Golf teams teed up for spring season after five-month break

Sports Staff Writer
Monday, March 21, 2011

Even though the men’s and women’s golf teams play the same sport, they still somehow find a way to be polar opposites. Both squads resume their seasons in the upcoming weeks after a five-month furlough between their spring and fall campaigns, but they will be looking at them very differently.

“I look at it as we are in the middle of our season, not that the fall season has ended,” said women’s Head Coach Danielle Griffiths before the break. “With women’s college golf, everything counts, so our spring is just as important as our fall.”

But for the men’s squad, winning its Ivy League tournament — held April 22-24 for both men and women — is essentially the only means of entry into the NCAA Championship. As a result, the championship and the tournaments leading up to it take on an increased significance.

“Definitely the spring is much more important,” said men’s golfer J.D. Ardell ’13. “When you go through the fall season and then you have this big break, it’s almost like you’re starting all over again. You go from fall season where you’re riding the momentum guys have from playing all summer long, and there’s really no weight in those tournaments. The Ivies is like it is in basketball — you basically have to win your conference to get to the NCAAs.”

“Certainly, we want to be competitive in the fall,” said men’s Head Coach Micahel Hughes, “but the only route that we have to get to the NCAAs, which obviously is the ultimate goal, would be for us to win the Ivy League championship.”

The two squads also concluded the fall season with vastly different results. The men struggled in the fall, failing to finish better than 10th in any of their five tournaments.

The women cracked the top 10 in every tournament, including a first-place finish at the Northern Illinois Open in October, where they set a school record for one-day low score.

“We had a great fall, and hopefully we can build upon that,” said Megan Tuohy ’12. “I think it motivates us, and we come back out really wanting to play.”

Both teams suffered a setback over the break when their normal practice facility, the Eagle Quest Golf Dome in West Warwick, collapsed due to snow accumulation. It remains closed.

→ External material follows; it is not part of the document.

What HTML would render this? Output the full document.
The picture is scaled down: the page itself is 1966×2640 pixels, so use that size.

“It’s difficult not having an indoor facility like some schools, especially like some Big Ten schools or other Ivies,” Ardell said. “For us, we kind of need to wait for everything to thaw out to go to the range and then even longer for it to dry to be able to get out onto the course.”

As a result of this year’s harsh weather in the northeast, both squads begin their season in warmer locales. The women first travel to South Carolina March 20-21 and then to Seaside, Calif. March 28-29. The men open their spring season in Santa Barbara, Calif. March 28-29 and then travel to Arizona April 2.

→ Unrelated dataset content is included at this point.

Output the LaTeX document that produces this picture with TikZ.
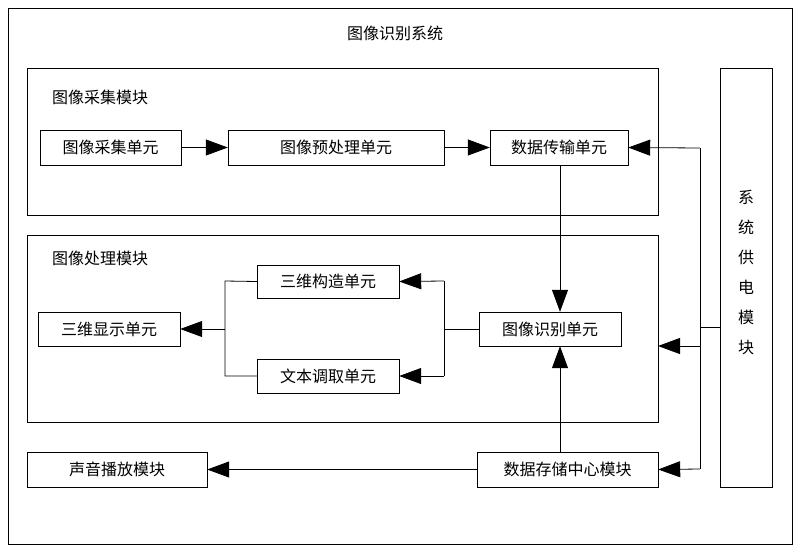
\documentclass[tikz,border=0pt]{standalone}
\usepackage{fontspec}
\setmainfont{Noto Sans CJK SC}
\usetikzlibrary{arrows.meta}
\begin{document}
\begin{tikzpicture}[x=1pt,y=-1pt,
  bx/.style={draw,line width=0.8pt,inner sep=0pt},
  lbl/.style={font=\fontsize{16}{18}\selectfont},
  ar/.style={-{Triangle[length=22pt,width=16pt]},line width=0.8pt},
  ln/.style={line width=0.8pt}]
\useasboundingbox (0,0) rectangle (800,552);
\draw[ln] (8,8) rectangle (792,544);
\node[lbl] (title) at (395,33) {图像识别系统};
\draw[ln] (27,68) rectangle (658,215);
\node[lbl] (m1) at (100,97) {图像采集模块};
\draw[ln] (27,235) rectangle (658,422);
\node[lbl] (m2) at (100,258) {图像处理模块};
\coordinate (m2r) at (658,346);
\newcommand{\ubox}[6]{\draw[ln] (#2,#3) rectangle (#4,#5); \node[lbl,minimum width=#4pt-#2pt,minimum height=#5pt-#3pt,inner sep=0pt] (#1) at ({(#2+#4)/2},{(#3+#5)/2}) {#6};}
\ubox{a}{40}{130}{181}{165}{图像采集单元}
\ubox{b}{228}{130}{444}{165}{图像预处理单元}
\ubox{c}{490}{130}{628}{165}{数据传输单元}
\ubox{d}{257}{265}{399}{298}{三维构造单元}
\ubox{e}{38}{312}{180}{346}{三维显示单元}
\ubox{f}{479}{312}{621}{346}{图像识别单元}
\ubox{g}{257}{359}{399}{393}{文本调取单元}
\ubox{h}{27}{452}{207}{487}{声音播放模块}
\ubox{i}{477}{452}{658}{487}{数据存储中心模块}
\draw[ln] (720,68) rectangle (772,487);
\node[lbl,align=center,font=\fontsize{16}{30}\selectfont] (p) at (746,272) {系\\统\\供\\电\\模\\块};
\coordinate (pl) at (720,327);
\coordinate (x1) at (560,0);
\draw[ar] (a) -- (b);
\draw[ar] (b) -- (c);
\draw[ln] (pl) -- (700,327);
\draw[ln] (700,148) -- (700,469);
\draw[ar] (700,148) -- (c.east);
\draw[ar] (700,346) -- (m2r);
\draw[ar] (700,469) -- (i.east);
\draw[ar] (c.south -| x1) -- (f.north -| x1);
\draw[ar] (i.north -| x1) -- (f.south -| x1);
\draw[ln] (f.west) -- (444,329);
\draw[ln] (444,281) -- (444,376);
\draw[ar] (444,281) -- (d.east);
\draw[ar] (444,376) -- (g.east);
\draw[ln] (d.west) -- (225,281) -- (225,376) -- (g.west);
\draw[ar] (225,329) -- (e.east);
\draw[ar] (i.west) -- (h.east);
\end{tikzpicture}
\end{document}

“We’re the last team that has spring break in the Ivy League, so consequently, we’re the last team to play in warm weather before we start our schedule here in the northeast,” Hughes said. “A lot of teams are playing in warm weather now and are going to have to come back to the cold weather. I think it’s a huge advantage for us to have spring break so late because when we come back, hopefully the weather should be good.”

As the teams gear up for the Ivy championships, the men’s and women’s rosters look very different. The women have a wealth of experience, featuring a majority of upperclassmen. The Ivy League Championship is being held this year at Atlantic City Country Club, the same location where it was played two years ago when many of the Bears were beginning their Brown careers.

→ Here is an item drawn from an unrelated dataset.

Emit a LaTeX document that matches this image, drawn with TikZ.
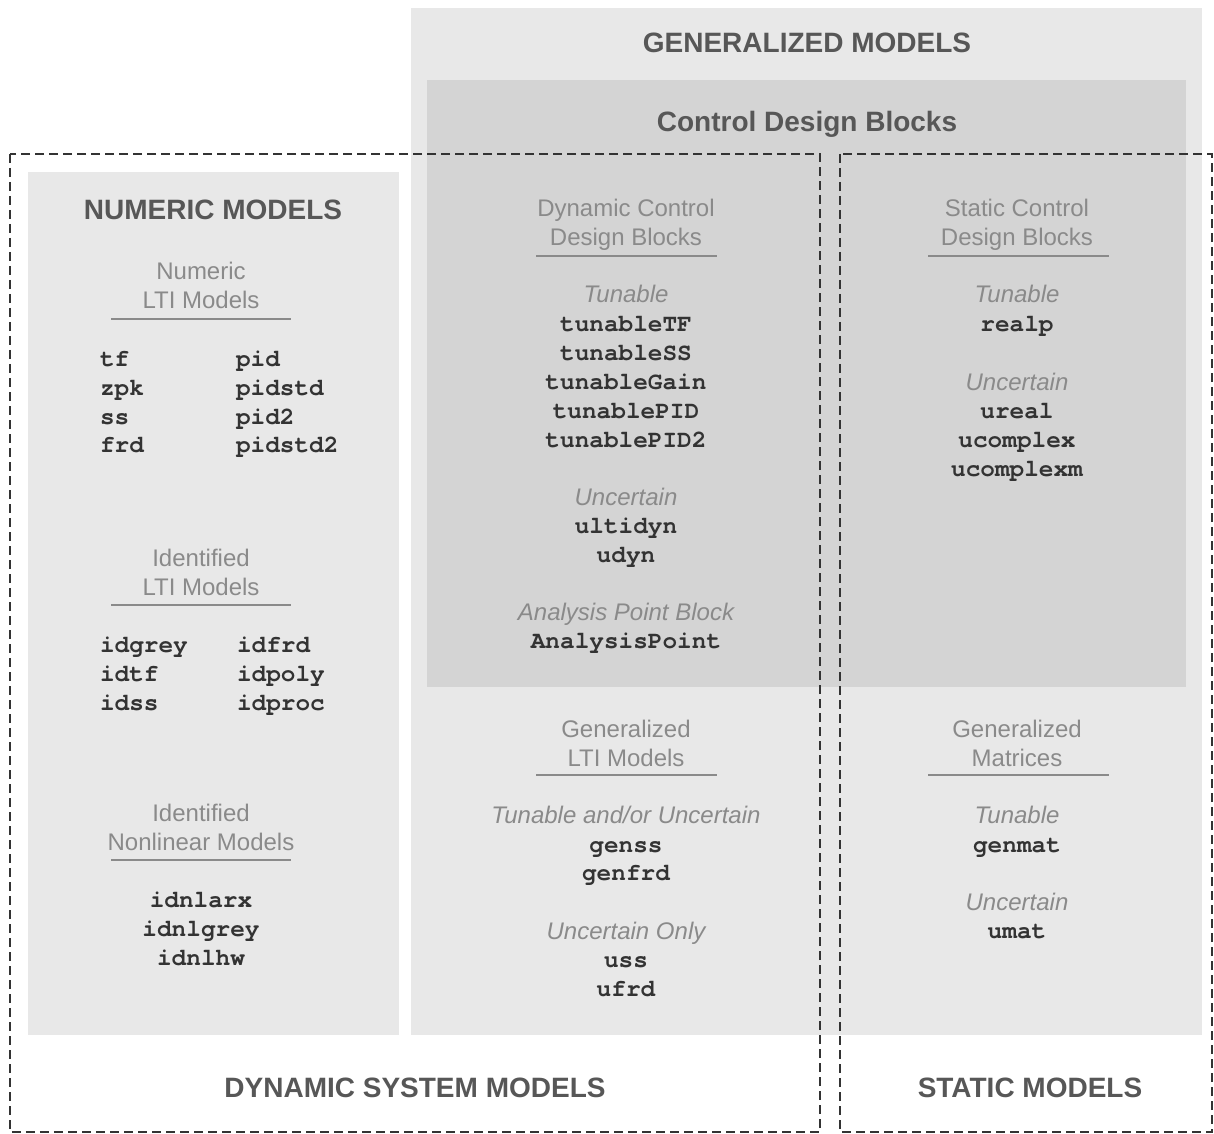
\documentclass[tikz,border=0pt]{standalone}
\usepackage{fontspec}
\setmainfont{Liberation Sans}
\newfontfamily\codefont{TeX Gyre Cursor}
\definecolor{outerfill}{HTML}{E8E8E8}
\definecolor{innerfill}{HTML}{D4D4D4}
\definecolor{headcol}{HTML}{575757}
\definecolor{subcol}{HTML}{8A8A8A}
\definecolor{codecol}{HTML}{333333}
\definecolor{dashcol}{HTML}{333333}
\begin{document}
\begin{tikzpicture}[x=0.75pt,y=-0.75pt,
  every node/.style={inner sep=0pt,outer sep=0pt,anchor=base},
  head/.style={font=\fontsize{21}{25}\selectfont\bfseries,text=headcol},
  sub/.style={font=\fontsize{18}{22}\selectfont,text=subcol},
  ital/.style={font=\fontsize{18}{22}\selectfont\itshape,text=subcol},
  code/.style={font=\fontsize{18.3}{22}\selectfont\codefont\bfseries,text=codecol},
  codel/.style={code,anchor=base west},
  rule/.style={draw=subcol,line width=1.6pt},
  dashbox/.style={draw=dashcol,line width=1.1pt,dash pattern=on 6.5pt off 4pt}]
\useasboundingbox (0,0) rectangle (1214,1134);
% boxes
\fill[outerfill] (411,8) rectangle (1202,1035);
\fill[innerfill] (427,80) rectangle (1186,687);
\fill[outerfill] (28,172) rectangle (399,1035);
% headings
\node[head] (gen) at (807,53) {GENERALIZED MODELS};
\node[head] (cdb) at (807,132) {Control Design Blocks};
\node[head] (num) at (213,220) {NUMERIC MODELS};
\node[head] (dsm) at (415,1097) {DYNAMIC SYSTEM MODELS};
\node[head] (stm) at (1030,1097) {STATIC MODELS};
% ---- left column
\node[sub] (nl1) at (201,280) {Numeric};
\node[sub] (nl2) at (201,309) {LTI Models};
\draw[rule] (111,319) -- (291,319);
\node[codel] (tf) at (100,366) {tf};
\node[codel] (zpk) at (100,395) {zpk};
\node[codel] (ss) at (100,424) {ss};
\node[codel] (frd) at (100,452) {frd};
\node[codel] (pid) at (236,366) {pid};
\node[codel] (pidstd) at (236,395) {pidstd};
\node[codel] (pid2) at (236,424) {pid2};
\node[codel] (pidstd2) at (236,452) {pidstd2};
\node[sub] (il1) at (201,566) {Identified};
\node[sub] (il2) at (201,595) {LTI Models};
\draw[rule] (111,605) -- (291,605);
\node[codel] (idgrey) at (100,652) {idgrey};
\node[codel] (idtf) at (100,681) {idtf};
\node[codel] (idss) at (100,710) {idss};
\node[codel] (idfrd) at (237,652) {idfrd};
\node[codel] (idpoly) at (237,681) {idpoly};
\node[codel] (idproc) at (237,710) {idproc};
\node[sub] (in1) at (201,821) {Identified};
\node[sub] (in2) at (201,850) {Nonlinear Models};
\draw[rule] (111,860) -- (291,860);
\node[code] (idnlarx) at (201,907) {idnlarx};
\node[code] (idnlgrey) at (201,936) {idnlgrey};
\node[code] (idnlhw) at (201,965) {idnlhw};
% ---- middle column
\node[sub] (dc1) at (626,217) {Dynamic Control};
\node[sub] (dc2) at (626,246) {Design Blocks};
\draw[rule] (536,256) -- (717,256);
\node[ital] (mt) at (626,303) {Tunable};
\node[code] (ttf) at (626,331) {tunableTF};
\node[code] (tss) at (626,360) {tunableSS};
\node[code] (tgain) at (626,389) {tunableGain};
\node[code] (tpid) at (626,418) {tunablePID};
\node[code] (tpid2) at (626,447) {tunablePID2};
\node[ital] (mu) at (626,505) {Uncertain};
\node[code] (ultidyn) at (626,533) {ultidyn};
\node[code] (udyn) at (626,562) {udyn};
\node[ital] (apb) at (626,620) {Analysis Point Block};
\node[code] (ap) at (626,648) {AnalysisPoint};
\node[sub] (gl1) at (626,737) {Generalized};
\node[sub] (gl2) at (626,766) {LTI Models};
\draw[rule] (536,775) -- (717,775);
\node[ital] (tau) at (626,823) {Tunable and/or Uncertain};
\node[code] (genss) at (626,852) {genss};
\node[code] (genfrd) at (626,880) {genfrd};
\node[ital] (uo) at (626,939) {Uncertain Only};
\node[code] (uss) at (626,967) {uss};
\node[code] (ufrd) at (626,996) {ufrd};
% ---- right column
\node[sub] (sc1) at (1017,217) {Static Control};
\node[sub] (sc2) at (1017,246) {Design Blocks};
\draw[rule] (928,256) -- (1109,256);
\node[ital] (rt) at (1017,303) {Tunable};
\node[code] (realp) at (1017,331) {realp};
\node[ital] (ru) at (1017,390) {Uncertain};
\node[code] (ureal) at (1017,418) {ureal};
\node[code] (ucomplex) at (1017,447) {ucomplex};
\node[code] (ucomplexm) at (1017,476) {ucomplexm};
\node[sub] (gm1) at (1017,737) {Generalized};
\node[sub] (gm2) at (1017,766) {Matrices};
\draw[rule] (928,775) -- (1109,775);
\node[ital] (rt2) at (1017,823) {Tunable};
\node[code] (genmat) at (1017,852) {genmat};
\node[ital] (ru2) at (1017,910) {Uncertain};
\node[code] (umat) at (1017,938) {umat};
% dashed regions
\draw[dashbox] (10,154) rectangle (820,1132);
\draw[dashbox] (840,154) rectangle (1212,1132);
\end{tikzpicture}
\end{document}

“I think our experience will definitely work in our favor,” Tuohy said. “My freshman year, we played at Atlantic City, so I think every one of us has seen the course before and played it. I think that having been there a couple of times will help put it all into perspective, and we will enter it with a little more confidence.”

The men’s squad has much less experience, with only one senior and one junior at the helm. Their Ivy championship is being held at Galloway National Golf Course in New Jersey, a location with which none of the players are familiar.  

“We’re a very, very young team,” Hughes said. “We’re playing with the majority of kids as freshmen and sophomores, and none of us have ever played at the Galloway Club before. We have our hands full. Some of the Ivy teams have played there with some of their older players three or four times.”

Hughes has high expectations for his team, but he said he finds it hard to predict how they are going to perform.

“My prognostication skills are so bad,” he said. “Every time I think we are going to play great, we don’t, and whenever I have a bad feeling, we play good. I think if we finish in the upper echelon, which would be fourth or better, it would be a great showing by this team.”

But Griffiths has a systematic way of predicting her team’s performance.

“Every semester since I’ve been here, we’ve gotten one place better,” she said. “We’re definitely trying to climb the ladder. We started at sixth (in 2009), and this past season we were fifth, so we want to climb another spot again.”

For the players, the Ivy championship is a momentous tournament, but for Ardell, the most important thing is keeping it in context.

“Will it be tough for a freshman the first day just because it feels like this is the one tournament that really matters? It could be,” he said. “I’d be lying if I didn’t say there were some nerves involved last year for me. It’s the big show. It’s the one that matters for us, but at the same time, in the end, a golf tournament is a golf tournament.”